When you’re going to have a baby, it’s like planning a fabulous vacation trip - to Italy. You buy a bunch of guide books and make your wonderful plans. The Coliseum. The Michelangelo David. The gondolas in Venice. You may learn some handy phrases in Italian. It’s all very exciting.

After months of eager anticipation, the day finally arrives. You pack your bags and off you go. Several hours later, the plane lands. The stewardess comes in and says, “Welcome to Holland.”

“Holland?!?” you say. “What do you mean Holland?? I signed up for Italy! I’m supposed to be in Italy. All my life I’ve dreamed of going to Italy.”

But there’s been a change in the flight plan. They’ve landed in Holland and there you must stay.

The important thing is that they haven’t taken you to a horrible, disgusting, filthy place, full of pestilence, famine, and disease. It’s just a different place.

So you must go out and buy new guidebooks. And you must learn a whole new language. And you will meet a whole new group of people you would never have met.

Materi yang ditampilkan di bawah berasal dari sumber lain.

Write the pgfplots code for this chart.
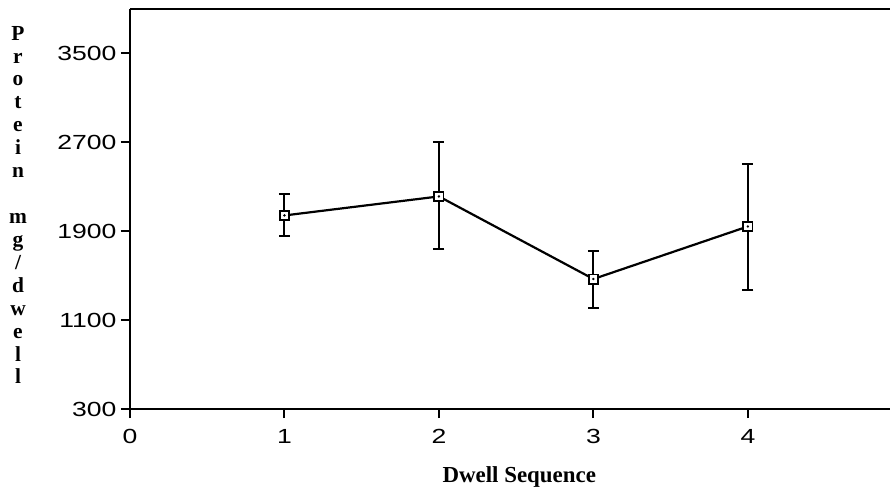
\documentclass[border=0pt]{standalone}
\usepackage{pgfplots}
\usepackage{pgfplotstable}
\pgfplotsset{compat=1.18}
\usepackage{fontspec}
\setmainfont{Liberation Serif}
\newfontfamily\tickfont{Liberation Sans}[FakeStretch=1.3]

\pgfplotstableread{
x y ep em
1 2042 189 182
2 2213 492 473
3 1470 248 264
4 1943 561 575
}\data

\begin{document}
\begin{tikzpicture}
\begin{axis}[
  scale only axis, width=760bp, height=400bp,
  xmin=0, xmax=4.92, ymin=300, ymax=3900,
  axis x line*=box, axis y line*=left,
  xtick={0,1,2,3,4}, ytick={300,1100,1900,2700,3500},
  xtick pos=left, ytick pos=left,
  tick align=outside, major tick length=9bp,
  axis line style={line width=2.4bp, black},
  tick style={line width=2bp, black},
  ticklabel style={font=\tickfont\fontsize{20.5}{20.5}\selectfont},
  xticklabel style={yshift=-8bp},
  yticklabel style={xshift=-1bp},
  /pgf/number format/assume math mode=true,
  /pgf/number format/1000 sep={},
  scaled ticks=false,
  clip=false,
]
\coordinate (SW) at (rel axis cs:0,0);
\coordinate (NE) at (rel axis cs:1,1);
% error bars (drawn first, behind the markers)
\addplot[draw=none, mark=none, forget plot,
  error bars/.cd, y dir=both, y explicit,
  error bar style={draw=black, line width=2bp},
  error mark=-,
  error mark options={rotate=90, draw=black, mark size=5.5bp, line width=2bp}]
  table[x=x, y=y, y error plus=ep, y error minus=em] {\data};
% line with open squares
\addplot[black, line width=2.2bp, mark=square*,
  mark options={fill=white, draw=black, line width=1.8bp, solid}, mark size=4.6bp]
  table[x=x, y=y] {\data};
% tiny centre dots
\addplot[only marks, mark=*, mark size=1bp, black] table[x=x, y=y] {\data};
\node[font=\bfseries\fontsize{23}{23}\selectfont] at (axis cs:2.52,300) [yshift=-68bp] {Dwell Sequence};
\node[font=\bfseries\fontsize{21.5}{23}\selectfont, align=center, inner sep=0pt]
  at (rel axis cs:0,0.5) [xshift=-112bp, yshift=4bp]
  {P\\r\\o\\t\\e\\i\\n\\[23bp]m\\g\\/\\d\\w\\e\\l\\l};
\end{axis}
\pgfresetboundingbox
\path[use as bounding box] ([shift={(-130bp,-84bp)}]SW) rectangle ([shift={(0bp,9bp)}]NE);
\end{tikzpicture}
\end{document}
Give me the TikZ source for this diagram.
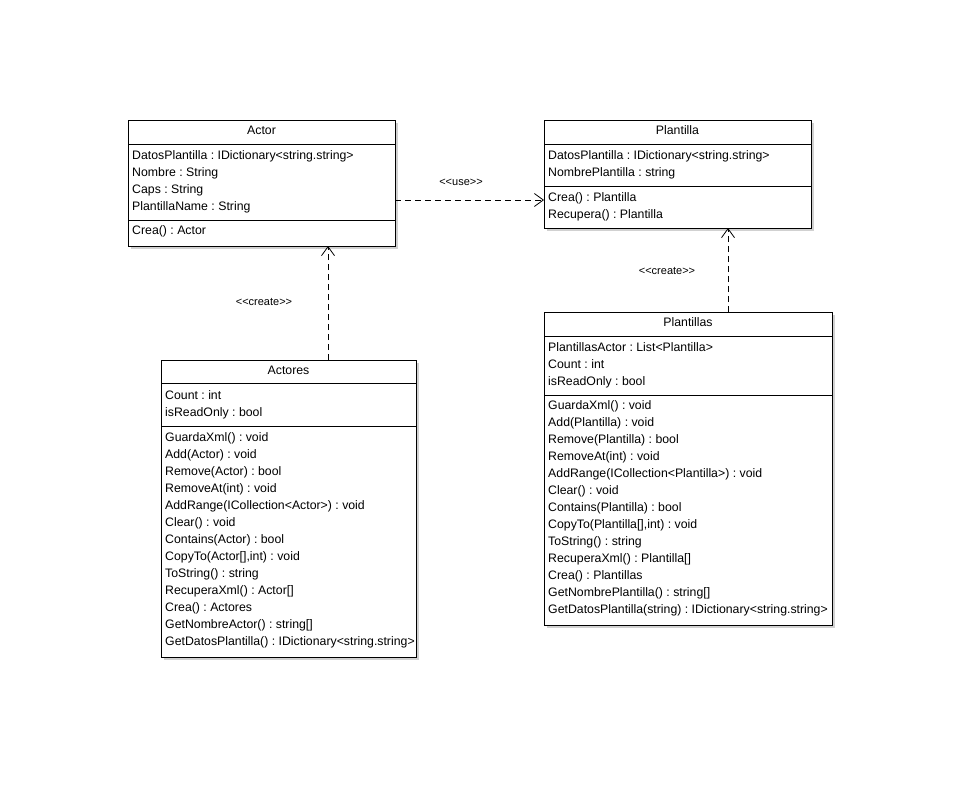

It’s just a different place. It’s slower-paced than Italy, less flashy than Italy. But after you’ve been there for a while and you catch your breath, you look around… and you begin to notice that Holland has windmills… and Holland has tulips. Holland even has Rembrandts.

But everyone you know is busy coming and going from Italy… and they’re all bragging about what a wonderful time they had there. And for the rest of your life, you will say “Yes, that’s where I was supposed to go. That’s what I had planned.”

And the pain of that will never, ever, ever, ever go away… because the loss of that dream is a very, very significant loss.

But... if you spend your life mourning the fact that you didn’t get to Italy, you may never be free to enjoy the very special, the very lovely things… about Holland.

Hidup sekarang dengan Corona adalah Holland. Tidak direncanakan. Jelas tak pernah diimpikan. Harus sudah mulai menerima kehidupan di Holland. Berhenti berduka menangisi hilangnya mimpi dan rencana untuk melihat Italia. Apapun target hidup sebelum Corona – lupakan. Terima kehidupan baru di Holland. Manisnya Italia tentu berbeda dengan Holland, jangan paksa Holland untuk menjadi Italia. Jangan lagi bandingkan hidup dulu sebelum Corona, atau menanti kapan hidup akan kembali seperti sebelumnya. Siklus pengharapan yang tak membantu kita menikmati hidup sekarang dengan Corona.

Tidak ada air mata yang menetes saat saya menyadari penyebab hilangnya gairah hidup adalah belum hadirnya penerimaan. Tahap terakhir dalam the five stages of grief. Keinginan agar hidup segera kembali seperti dahulu adalah pemicu distorsi emosi. Mata saya melihat lebih jelas. Menerima kehidupan bersama Corona, mencari cara agar tetap dapat menggulirkan roda kehidupan sehingga hari kembali berwarna. Di balik masker, senyum kembali merekah karena tak lagi menanti Italia.

I am finally at peace and accepting life in Holland. Will you be my friend in Holland?